Daniel Garcia Sanchez

Correlation of Oscillation of Polymer Electrolyte Membrane Fuel Cells at Low Cathode Humidification with Nanoscale Membrane Properties

Oscillatory fluctuations of a single proton exchange membrane fuel cell appear upon operation with a dry cathode air supply and a fully humidified anode stream. Periodic transitions between a low and a high current operation point of the oscillating state were observed. The transition time of 20-25 s for the change from the low to the high operation is fast and does not depend on the operating parameters, while the downward transition depends strongly on the operating conditions. An insight into the transitions is obtained by current density distributions at distinct times indicating a propagating active area with defined boundaries. The observations are in agreement with assuming a liquid water reservoir at the anode with a downward transition period depending on the operation conditions. The high current operation possesses a high electro-osmotic drag and a high permeation rate (corresponding to liquid-vapor permeation) leading to a large water flux to the cathode. Subsequently, the liquid reservoir at the anode is consumed leading to an anode drying. The system establishes a new quasi-stable operation point associated with a low current, low electro-osmotic drag coefficient, and a low water permeation (corresponding to vapor-vapor permeation).
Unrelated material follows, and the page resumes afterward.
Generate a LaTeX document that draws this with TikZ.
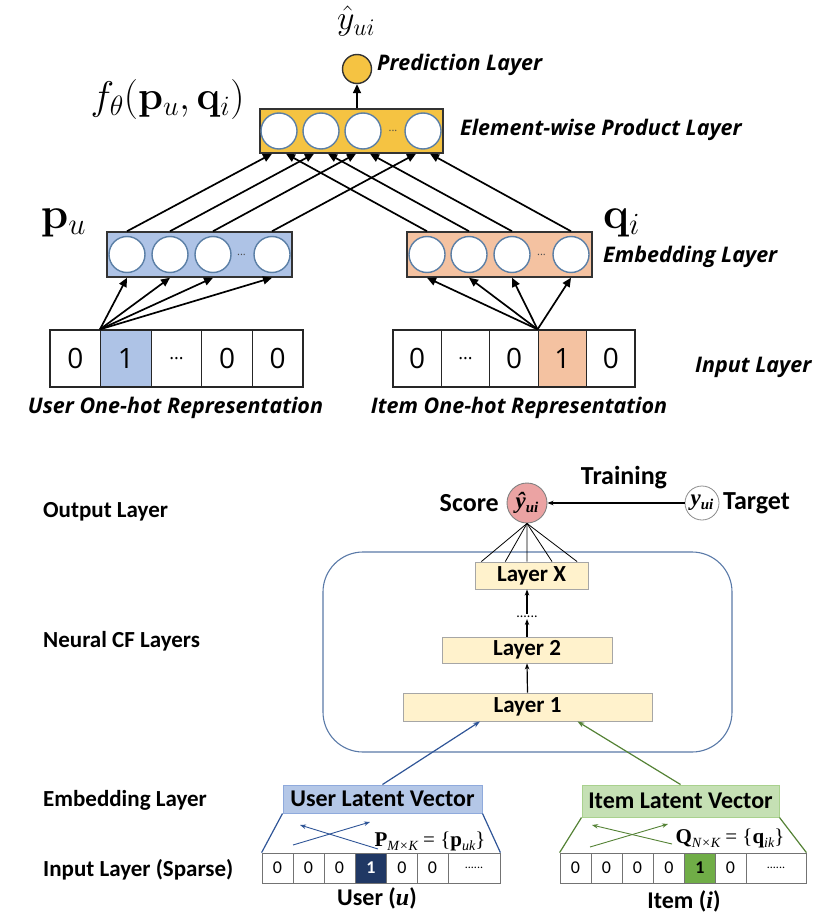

When liquid water is formed at the anode interface after some time the fast transition to the high current operation occurs due also to a flooding effect leading to blockage of channels. Similar behavior is observed by conductive atomic force microscopy current images of the membrane showing a strong dependence of the ionic conductivity on the activation procedures with current flow and the need for liquid water. Oscillatory behavior has been found after the membrane is activated. The activation process could be followed by applying a voltage pulse. Specifically, activation with liquid water yields a high conductivity with currents larger by three orders of magnitude.